>> Begin Provided data

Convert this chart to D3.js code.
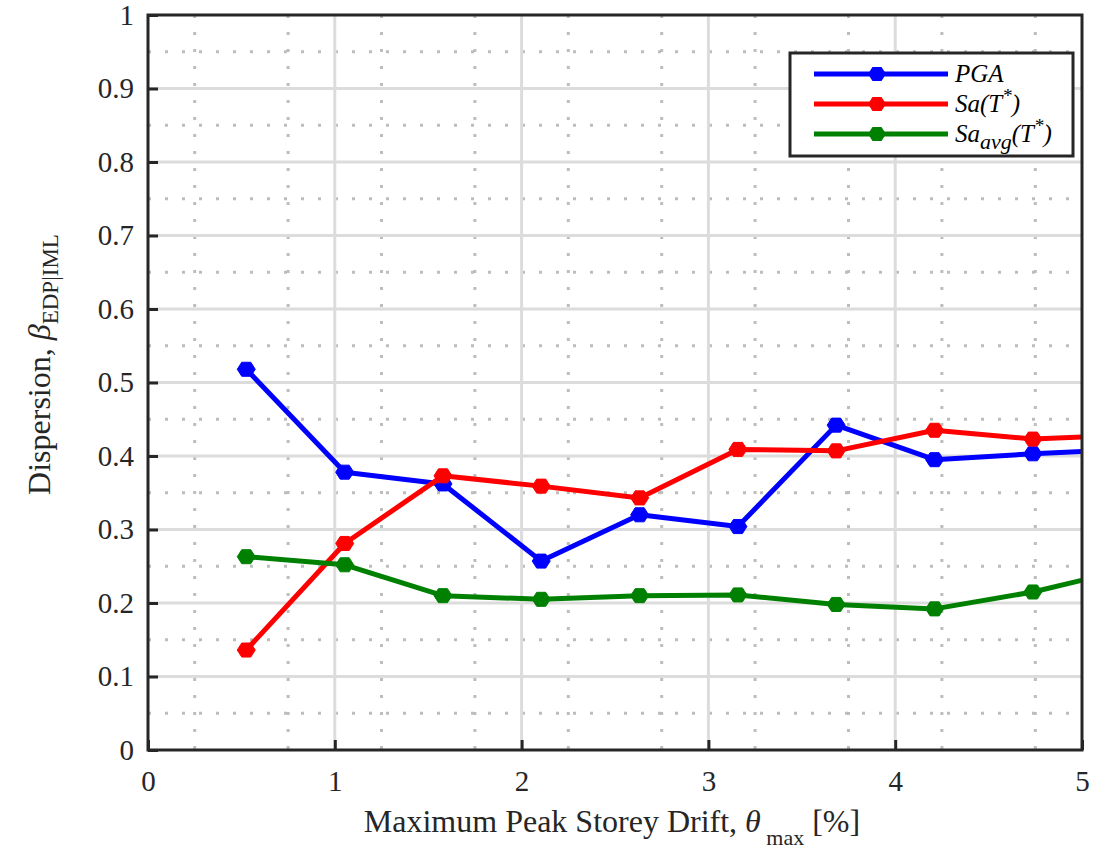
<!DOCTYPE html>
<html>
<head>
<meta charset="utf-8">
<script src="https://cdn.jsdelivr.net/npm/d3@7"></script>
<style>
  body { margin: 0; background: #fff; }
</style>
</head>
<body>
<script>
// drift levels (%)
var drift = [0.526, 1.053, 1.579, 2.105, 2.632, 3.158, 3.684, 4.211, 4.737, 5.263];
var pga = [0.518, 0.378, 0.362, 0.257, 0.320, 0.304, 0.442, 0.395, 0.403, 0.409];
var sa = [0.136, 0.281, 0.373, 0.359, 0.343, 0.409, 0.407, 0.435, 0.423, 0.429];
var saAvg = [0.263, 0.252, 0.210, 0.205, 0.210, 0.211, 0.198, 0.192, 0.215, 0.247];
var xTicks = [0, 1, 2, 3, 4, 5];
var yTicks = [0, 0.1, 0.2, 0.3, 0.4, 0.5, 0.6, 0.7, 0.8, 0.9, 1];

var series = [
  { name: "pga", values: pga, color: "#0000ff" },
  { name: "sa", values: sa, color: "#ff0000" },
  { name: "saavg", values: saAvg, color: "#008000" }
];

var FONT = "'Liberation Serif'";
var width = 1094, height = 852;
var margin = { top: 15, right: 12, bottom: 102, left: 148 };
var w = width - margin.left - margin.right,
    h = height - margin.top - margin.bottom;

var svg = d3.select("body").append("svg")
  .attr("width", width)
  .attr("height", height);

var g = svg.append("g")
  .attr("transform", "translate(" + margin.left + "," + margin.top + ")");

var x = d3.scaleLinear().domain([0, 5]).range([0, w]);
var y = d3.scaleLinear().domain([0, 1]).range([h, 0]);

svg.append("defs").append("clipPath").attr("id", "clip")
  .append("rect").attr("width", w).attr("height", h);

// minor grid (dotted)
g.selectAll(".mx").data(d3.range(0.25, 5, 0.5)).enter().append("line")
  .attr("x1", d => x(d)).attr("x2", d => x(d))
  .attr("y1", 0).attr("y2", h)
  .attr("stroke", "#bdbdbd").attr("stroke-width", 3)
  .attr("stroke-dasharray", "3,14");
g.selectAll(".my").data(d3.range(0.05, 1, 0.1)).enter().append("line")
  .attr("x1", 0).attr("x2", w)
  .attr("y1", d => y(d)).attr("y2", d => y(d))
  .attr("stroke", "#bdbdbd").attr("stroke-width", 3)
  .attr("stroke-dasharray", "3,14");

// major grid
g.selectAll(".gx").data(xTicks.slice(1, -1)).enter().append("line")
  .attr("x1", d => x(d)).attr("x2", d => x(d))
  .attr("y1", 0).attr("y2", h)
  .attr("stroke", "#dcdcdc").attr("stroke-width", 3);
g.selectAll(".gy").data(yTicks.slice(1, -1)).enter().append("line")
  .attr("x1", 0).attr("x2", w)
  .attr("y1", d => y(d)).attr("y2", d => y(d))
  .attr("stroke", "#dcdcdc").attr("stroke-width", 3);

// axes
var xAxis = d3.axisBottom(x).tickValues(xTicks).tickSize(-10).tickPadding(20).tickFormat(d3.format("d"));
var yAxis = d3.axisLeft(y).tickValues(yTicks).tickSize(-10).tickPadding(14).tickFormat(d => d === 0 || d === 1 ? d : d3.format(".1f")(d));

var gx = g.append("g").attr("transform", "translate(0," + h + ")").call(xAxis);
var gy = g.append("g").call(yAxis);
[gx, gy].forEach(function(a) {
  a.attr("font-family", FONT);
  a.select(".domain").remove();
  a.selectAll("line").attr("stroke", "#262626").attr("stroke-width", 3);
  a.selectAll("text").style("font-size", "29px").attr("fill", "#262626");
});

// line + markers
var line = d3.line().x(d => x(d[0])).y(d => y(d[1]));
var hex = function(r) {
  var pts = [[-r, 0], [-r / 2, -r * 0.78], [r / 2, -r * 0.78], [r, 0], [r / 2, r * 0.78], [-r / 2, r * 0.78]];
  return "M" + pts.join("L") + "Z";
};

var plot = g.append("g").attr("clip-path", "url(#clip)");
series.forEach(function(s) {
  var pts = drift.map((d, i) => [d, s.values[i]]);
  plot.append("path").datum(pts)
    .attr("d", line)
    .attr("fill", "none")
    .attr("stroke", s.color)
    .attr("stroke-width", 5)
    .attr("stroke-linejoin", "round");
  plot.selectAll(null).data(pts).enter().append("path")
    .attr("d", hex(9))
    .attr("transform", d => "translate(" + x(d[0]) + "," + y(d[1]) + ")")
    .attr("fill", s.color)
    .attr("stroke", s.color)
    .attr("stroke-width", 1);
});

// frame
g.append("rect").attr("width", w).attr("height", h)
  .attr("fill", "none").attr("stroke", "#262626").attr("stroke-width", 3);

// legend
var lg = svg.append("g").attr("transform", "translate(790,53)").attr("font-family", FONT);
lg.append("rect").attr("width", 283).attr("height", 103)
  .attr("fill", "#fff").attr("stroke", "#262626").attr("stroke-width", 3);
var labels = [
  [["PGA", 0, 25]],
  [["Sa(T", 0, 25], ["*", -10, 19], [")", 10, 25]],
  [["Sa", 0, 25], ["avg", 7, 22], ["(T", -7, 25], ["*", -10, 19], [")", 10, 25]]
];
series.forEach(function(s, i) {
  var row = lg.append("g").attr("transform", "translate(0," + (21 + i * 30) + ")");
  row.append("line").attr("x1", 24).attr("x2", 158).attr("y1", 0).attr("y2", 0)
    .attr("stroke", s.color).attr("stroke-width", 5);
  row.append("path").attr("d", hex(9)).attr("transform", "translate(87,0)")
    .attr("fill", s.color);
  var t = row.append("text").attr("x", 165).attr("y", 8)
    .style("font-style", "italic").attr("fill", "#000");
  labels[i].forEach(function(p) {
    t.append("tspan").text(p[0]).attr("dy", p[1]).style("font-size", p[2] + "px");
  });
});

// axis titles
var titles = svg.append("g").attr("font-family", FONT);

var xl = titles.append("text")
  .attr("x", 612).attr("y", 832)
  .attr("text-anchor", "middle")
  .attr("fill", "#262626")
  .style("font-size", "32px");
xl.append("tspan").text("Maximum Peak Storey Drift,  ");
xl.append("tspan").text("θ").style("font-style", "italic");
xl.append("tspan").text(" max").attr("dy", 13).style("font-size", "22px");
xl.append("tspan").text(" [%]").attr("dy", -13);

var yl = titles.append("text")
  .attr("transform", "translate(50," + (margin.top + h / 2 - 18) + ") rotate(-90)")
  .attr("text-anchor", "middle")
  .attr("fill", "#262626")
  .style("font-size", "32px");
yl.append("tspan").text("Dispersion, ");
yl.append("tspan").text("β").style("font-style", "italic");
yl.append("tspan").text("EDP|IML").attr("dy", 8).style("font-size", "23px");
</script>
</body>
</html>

>> End Provided data

* **What you have to do**: Transcribe the preceding listing in its entirety and with exact wording, leaving out pictures.

* **Expected answer**:
Convert this chart to D3.js code.
<!DOCTYPE html>
<html>
<head>
<meta charset="utf-8">
<script src="https://cdn.jsdelivr.net/npm/d3@7"></script>
<style>
  body { margin: 0; background: #fff; }
</style>
</head>
<body>
<script>
// drift levels (%)
var drift = [0.526, 1.053, 1.579, 2.105, 2.632, 3.158, 3.684, 4.211, 4.737, 5.263];
var pga = [0.518, 0.378, 0.362, 0.257, 0.320, 0.304, 0.442, 0.395, 0.403, 0.409];
var sa = [0.136, 0.281, 0.373, 0.359, 0.343, 0.409, 0.407, 0.435, 0.423, 0.429];
var saAvg = [0.263, 0.252, 0.210, 0.205, 0.210, 0.211, 0.198, 0.192, 0.215, 0.247];
var xTicks = [0, 1, 2, 3, 4, 5];
var yTicks = [0, 0.1, 0.2, 0.3, 0.4, 0.5, 0.6, 0.7, 0.8, 0.9, 1];

var series = [
  { name: "pga", values: pga, color: "#0000ff" },
  { name: "sa", values: sa, color: "#ff0000" },
  { name: "saavg", values: saAvg, color: "#008000" }
];

var FONT = "'Liberation Serif'";
var width = 1094, height = 852;
var margin = { top: 15, right: 12, bottom: 102, left: 148 };
var w = width - margin.left - margin.right,
    h = height - margin.top - margin.bottom;

var svg = d3.select("body").append("svg")
  .attr("width", width)
  .attr("height", height);

var g = svg.append("g")
  .attr("transform", "translate(" + margin.left + "," + margin.top + ")");

var x = d3.scaleLinear().domain([0, 5]).range([0, w]);
var y = d3.scaleLinear().domain([0, 1]).range([h, 0]);

svg.append("defs").append("clipPath").attr("id", "clip")
  .append("rect").attr("width", w).attr("height", h);

// minor grid (dotted)
g.selectAll(".mx").data(d3.range(0.25, 5, 0.5)).enter().append("line")
  .attr("x1", d => x(d)).attr("x2", d => x(d))
  .attr("y1", 0).attr("y2", h)
  .attr("stroke", "#bdbdbd").attr("stroke-width", 3)
  .attr("stroke-dasharray", "3,14");
g.selectAll(".my").data(d3.range(0.05, 1, 0.1)).enter().append("line")
  .attr("x1", 0).attr("x2", w)
  .attr("y1", d => y(d)).attr("y2", d => y(d))
  .attr("stroke", "#bdbdbd").attr("stroke-width", 3)
  .attr("stroke-dasharray", "3,14");

// major grid
g.selectAll(".gx").data(xTicks.slice(1, -1)).enter().append("line")
  .attr("x1", d => x(d)).attr("x2", d => x(d))
  .attr("y1", 0).attr("y2", h)
  .attr("stroke", "#dcdcdc").attr("stroke-width", 3);
g.selectAll(".gy").data(yTicks.slice(1, -1)).enter().append("line")
  .attr("x1", 0).attr("x2", w)
  .attr("y1", d => y(d)).attr("y2", d => y(d))
  .attr("stroke", "#dcdcdc").attr("stroke-width", 3);

// axes
var xAxis = d3.axisBottom(x).tickValues(xTicks).tickSize(-10).tickPadding(20).tickFormat(d3.format("d"));
var yAxis = d3.axisLeft(y).tickValues(yTicks).tickSize(-10).tickPadding(14).tickFormat(d => d === 0 || d === 1 ? d : d3.format(".1f")(d));

var gx = g.append("g").attr("transform", "translate(0," + h + ")").call(xAxis);
var gy = g.append("g").call(yAxis);
[gx, gy].forEach(function(a) {
  a.attr("font-family", FONT);
  a.select(".domain").remove();
  a.selectAll("line").attr("stroke", "#262626").attr("stroke-width", 3);
  a.selectAll("text").style("font-size", "29px").attr("fill", "#262626");
});

// line + markers
var line = d3.line().x(d => x(d[0])).y(d => y(d[1]));
var hex = function(r) {
  var pts = [[-r, 0], [-r / 2, -r * 0.78], [r / 2, -r * 0.78], [r, 0], [r / 2, r * 0.78], [-r / 2, r * 0.78]];
  return "M" + pts.join("L") + "Z";
};

var plot = g.append("g").attr("clip-path", "url(#clip)");
series.forEach(function(s) {
  var pts = drift.map((d, i) => [d, s.values[i]]);
  plot.append("path").datum(pts)
    .attr("d", line)
    .attr("fill", "none")
    .attr("stroke", s.color)
    .attr("stroke-width", 5)
    .attr("stroke-linejoin", "round");
  plot.selectAll(null).data(pts).enter().append("path")
    .attr("d", hex(9))
    .attr("transform", d => "translate(" + x(d[0]) + "," + y(d[1]) + ")")
    .attr("fill", s.color)
    .attr("stroke", s.color)
    .attr("stroke-width", 1);
});

// frame
g.append("rect").attr("width", w).attr("height", h)
  .attr("fill", "none").attr("stroke", "#262626").attr("stroke-width", 3);

// legend
var lg = svg.append("g").attr("transform", "translate(790,53)").attr("font-family", FONT);
lg.append("rect").attr("width", 283).attr("height", 103)
  .attr("fill", "#fff").attr("stroke", "#262626").attr("stroke-width", 3);
var labels = [
  [["PGA", 0, 25]],
  [["Sa(T", 0, 25], ["*", -10, 19], [")", 10, 25]],
  [["Sa", 0, 25], ["avg", 7, 22], ["(T", -7, 25], ["*", -10, 19], [")", 10, 25]]
];
series.forEach(function(s, i) {
  var row = lg.append("g").attr("transform", "translate(0," + (21 + i * 30) + ")");
  row.append("line").attr("x1", 24).attr("x2", 158).attr("y1", 0).attr("y2", 0)
    .attr("stroke", s.color).attr("stroke-width", 5);
  row.append("path").attr("d", hex(9)).attr("transform", "translate(87,0)")
    .attr("fill", s.color);
  var t = row.append("text").attr("x", 165).attr("y", 8)
    .style("font-style", "italic").attr("fill", "#000");
  labels[i].forEach(function(p) {
    t.append("tspan").text(p[0]).attr("dy", p[1]).style("font-size", p[2] + "px");
  });
});

// axis titles
var titles = svg.append("g").attr("font-family", FONT);

var xl = titles.append("text")
  .attr("x", 612).attr("y", 832)
  .attr("text-anchor", "middle")
  .attr("fill", "#262626")
  .style("font-size", "32px");
xl.append("tspan").text("Maximum Peak Storey Drift,  ");
xl.append("tspan").text("θ").style("font-style", "italic");
xl.append("tspan").text(" max").attr("dy", 13).style("font-size", "22px");
xl.append("tspan").text(" [%]").attr("dy", -13);

var yl = titles.append("text")
  .attr("transform", "translate(50," + (margin.top + h / 2 - 18) + ") rotate(-90)")
  .attr("text-anchor", "middle")
  .attr("fill", "#262626")
  .style("font-size", "32px");
yl.append("tspan").text("Dispersion, ");
yl.append("tspan").text("β").style("font-style", "italic");
yl.append("tspan").text("EDP|IML").attr("dy", 8).style("font-size", "23px");
</script>
</body>
</html>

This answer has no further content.